## [DIRECTIONS FOR THIS TASK]
Copy all of the material word for word, except for the pictures.

## [DATA EXCERPT]
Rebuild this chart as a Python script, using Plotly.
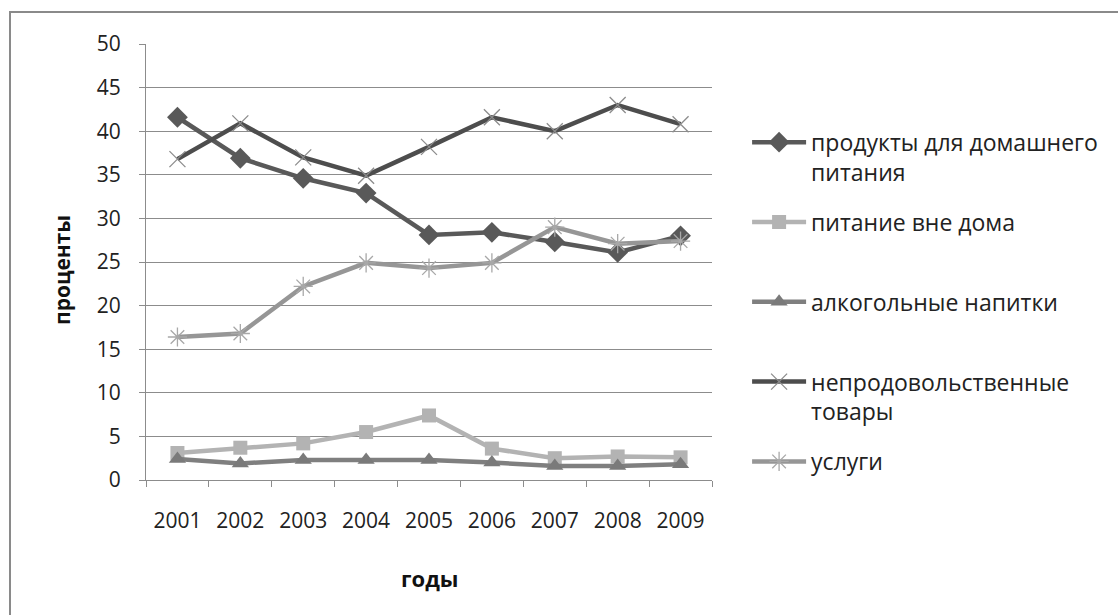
import plotly.graph_objects as go

years = ["2001", "2002", "2003", "2004", "2005", "2006", "2007", "2008", "2009"]
products_home = [41.6, 36.9, 34.6, 32.9, 28.1, 28.4, 27.3, 26.1, 28.0]
eating_out = [3.1, 3.7, 4.2, 5.5, 7.4, 3.6, 2.5, 2.7, 2.6]
alcohol = [2.4, 1.9, 2.3, 2.3, 2.3, 2.0, 1.6, 1.6, 1.8]
non_food = [36.8, 40.9, 37.0, 34.9, 38.2, 41.6, 40.0, 43.0, 40.8]
services = [16.4, 16.8, 22.2, 24.9, 24.3, 24.9, 29.0, 27.1, 27.4]

names = [
    "продукты для домашнего<br>питания",
    "питание вне дома<br>\u00a0",
    "алкогольные напитки<br>\u00a0",
    "непродовольственные<br>товары",
    "услуги<br>\u00a0",
]

FONT = "Open Sans"

fig = go.Figure()
fig.add_trace(go.Scatter(x=years, y=products_home, name=names[0], mode="lines+markers",
                         line=dict(color="#595959", width=4.5),
                         marker=dict(symbol="diamond", size=16, color="#595959"),
                         legendgroup="a"))
fig.add_trace(go.Scatter(x=years, y=eating_out, name=names[1], mode="lines+markers",
                         line=dict(color="#b3b3b3", width=4.5),
                         marker=dict(symbol="square", size=14, color="#b3b3b3"),
                         legendgroup="b"))
fig.add_trace(go.Scatter(x=years, y=alcohol, name=names[2], mode="lines+markers",
                         line=dict(color="#7f7f7f", width=4.5),
                         marker=dict(symbol="triangle-up", size=15, color="#7a7a7a"),
                         legendgroup="c"))
fig.add_trace(go.Scatter(x=years, y=non_food, name=names[3], mode="lines+markers",
                         line=dict(color="#4d4d4d", width=4.5),
                         marker=dict(symbol="x-thin-open", size=16, color="#8c8c8c",
                                     line=dict(color="#8c8c8c", width=1.3)),
                         legendgroup="d"))
fig.add_trace(go.Scatter(x=years, y=services, name=names[4], mode="lines+markers",
                         line=dict(color="#969696", width=4.5),
                         marker=dict(symbol="asterisk-open", size=16, color="#a8a8a8",
                                     line=dict(color="#a8a8a8", width=1.3)),
                         legendgroup="e"))

fig.update_layout(
    width=1118, height=615,
    margin=dict(l=146, r=406, t=44, b=135, autoexpand=False),
    paper_bgcolor="white", plot_bgcolor="white",
    font=dict(family=FONT, size=18, color="#222222"),
    showlegend=True,
    legend=dict(x=1.062, xanchor="left", y=0.824, yanchor="top",
                font=dict(family=FONT, size=23, color="#222222"),
                valign="top", tracegroupgap=17, itemwidth=54,
                bgcolor="rgba(0,0,0,0)"),
    xaxis=dict(type="category", range=[-0.5, 8.5], showgrid=False, showline=True,
               linecolor="#8c8c8c", linewidth=1, ticks="outside", tickson="boundaries",
               ticklen=6, tickcolor="#8c8c8c",
               tickfont=dict(family=FONT, size=21, color="#222222"),
               ticklabelstandoff=22, zeroline=False, fixedrange=True),
    yaxis=dict(range=[0, 50], dtick=5, showgrid=True, gridcolor="#8c8c8c", gridwidth=1,
               showline=True, linecolor="#8c8c8c", linewidth=1, ticks="outside",
               ticklen=6, tickcolor="#8c8c8c", zeroline=False,
               tickfont=dict(family=FONT, size=21, color="#222222"),
               ticklabelstandoff=14, fixedrange=True),
    annotations=[
        dict(text="<b>проценты</b>", x=(62 - 146) / 566, y=(480 - 270) / 436,
             xref="paper", yref="paper", textangle=-90, showarrow=False,
             font=dict(family=FONT, size=21, color="#111111"),
             xanchor="center", yanchor="middle"),
        dict(text="<b>годы</b>", x=0.5, y=(480 - 578) / 436,
             xref="paper", yref="paper", showarrow=False,
             font=dict(family=FONT, size=22, color="#111111"),
             xanchor="center", yanchor="middle"),
    ],
    shapes=[
        dict(type="rect", xref="paper", yref="paper",
             x0=(10 - 146) / 566, x1=(1130 - 146) / 566,
             y0=(480 - 630) / 436, y1=(480 - 12) / 436,
             line=dict(color="#8a8a8a", width=2), fillcolor="rgba(0,0,0,0)", layer="below"),
    ],
)

fig.write_html("out.html")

## [ANSWER TO THE PROBLEM]
Rebuild this chart as a Python script, using Plotly.
import plotly.graph_objects as go

years = ["2001", "2002", "2003", "2004", "2005", "2006", "2007", "2008", "2009"]
products_home = [41.6, 36.9, 34.6, 32.9, 28.1, 28.4, 27.3, 26.1, 28.0]
eating_out = [3.1, 3.7, 4.2, 5.5, 7.4, 3.6, 2.5, 2.7, 2.6]
alcohol = [2.4, 1.9, 2.3, 2.3, 2.3, 2.0, 1.6, 1.6, 1.8]
non_food = [36.8, 40.9, 37.0, 34.9, 38.2, 41.6, 40.0, 43.0, 40.8]
services = [16.4, 16.8, 22.2, 24.9, 24.3, 24.9, 29.0, 27.1, 27.4]

names = [
    "продукты для домашнего<br>питания",
    "питание вне дома<br>\u00a0",
    "алкогольные напитки<br>\u00a0",
    "непродовольственные<br>товары",
    "услуги<br>\u00a0",
]

FONT = "Open Sans"

fig = go.Figure()
fig.add_trace(go.Scatter(x=years, y=products_home, name=names[0], mode="lines+markers",
                         line=dict(color="#595959", width=4.5),
                         marker=dict(symbol="diamond", size=16, color="#595959"),
                         legendgroup="a"))
fig.add_trace(go.Scatter(x=years, y=eating_out, name=names[1], mode="lines+markers",
                         line=dict(color="#b3b3b3", width=4.5),
                         marker=dict(symbol="square", size=14, color="#b3b3b3"),
                         legendgroup="b"))
fig.add_trace(go.Scatter(x=years, y=alcohol, name=names[2], mode="lines+markers",
                         line=dict(color="#7f7f7f", width=4.5),
                         marker=dict(symbol="triangle-up", size=15, color="#7a7a7a"),
                         legendgroup="c"))
fig.add_trace(go.Scatter(x=years, y=non_food, name=names[3], mode="lines+markers",
                         line=dict(color="#4d4d4d", width=4.5),
                         marker=dict(symbol="x-thin-open", size=16, color="#8c8c8c",
                                     line=dict(color="#8c8c8c", width=1.3)),
                         legendgroup="d"))
fig.add_trace(go.Scatter(x=years, y=services, name=names[4], mode="lines+markers",
                         line=dict(color="#969696", width=4.5),
                         marker=dict(symbol="asterisk-open", size=16, color="#a8a8a8",
                                     line=dict(color="#a8a8a8", width=1.3)),
                         legendgroup="e"))

fig.update_layout(
    width=1118, height=615,
    margin=dict(l=146, r=406, t=44, b=135, autoexpand=False),
    paper_bgcolor="white", plot_bgcolor="white",
    font=dict(family=FONT, size=18, color="#222222"),
    showlegend=True,
    legend=dict(x=1.062, xanchor="left", y=0.824, yanchor="top",
                font=dict(family=FONT, size=23, color="#222222"),
                valign="top", tracegroupgap=17, itemwidth=54,
                bgcolor="rgba(0,0,0,0)"),
    xaxis=dict(type="category", range=[-0.5, 8.5], showgrid=False, showline=True,
               linecolor="#8c8c8c", linewidth=1, ticks="outside", tickson="boundaries",
               ticklen=6, tickcolor="#8c8c8c",
               tickfont=dict(family=FONT, size=21, color="#222222"),
               ticklabelstandoff=22, zeroline=False, fixedrange=True),
    yaxis=dict(range=[0, 50], dtick=5, showgrid=True, gridcolor="#8c8c8c", gridwidth=1,
               showline=True, linecolor="#8c8c8c", linewidth=1, ticks="outside",
               ticklen=6, tickcolor="#8c8c8c", zeroline=False,
               tickfont=dict(family=FONT, size=21, color="#222222"),
               ticklabelstandoff=14, fixedrange=True),
    annotations=[
        dict(text="<b>проценты</b>", x=(62 - 146) / 566, y=(480 - 270) / 436,
             xref="paper", yref="paper", textangle=-90, showarrow=False,
             font=dict(family=FONT, size=21, color="#111111"),
             xanchor="center", yanchor="middle"),
        dict(text="<b>годы</b>", x=0.5, y=(480 - 578) / 436,
             xref="paper", yref="paper", showarrow=False,
             font=dict(family=FONT, size=22, color="#111111"),
             xanchor="center", yanchor="middle"),
    ],
    shapes=[
        dict(type="rect", xref="paper", yref="paper",
             x0=(10 - 146) / 566, x1=(1130 - 146) / 566,
             y0=(480 - 630) / 436, y1=(480 - 12) / 436,
             line=dict(color="#8a8a8a", width=2), fillcolor="rgba(0,0,0,0)", layer="below"),
    ],
)

fig.write_html("out.html")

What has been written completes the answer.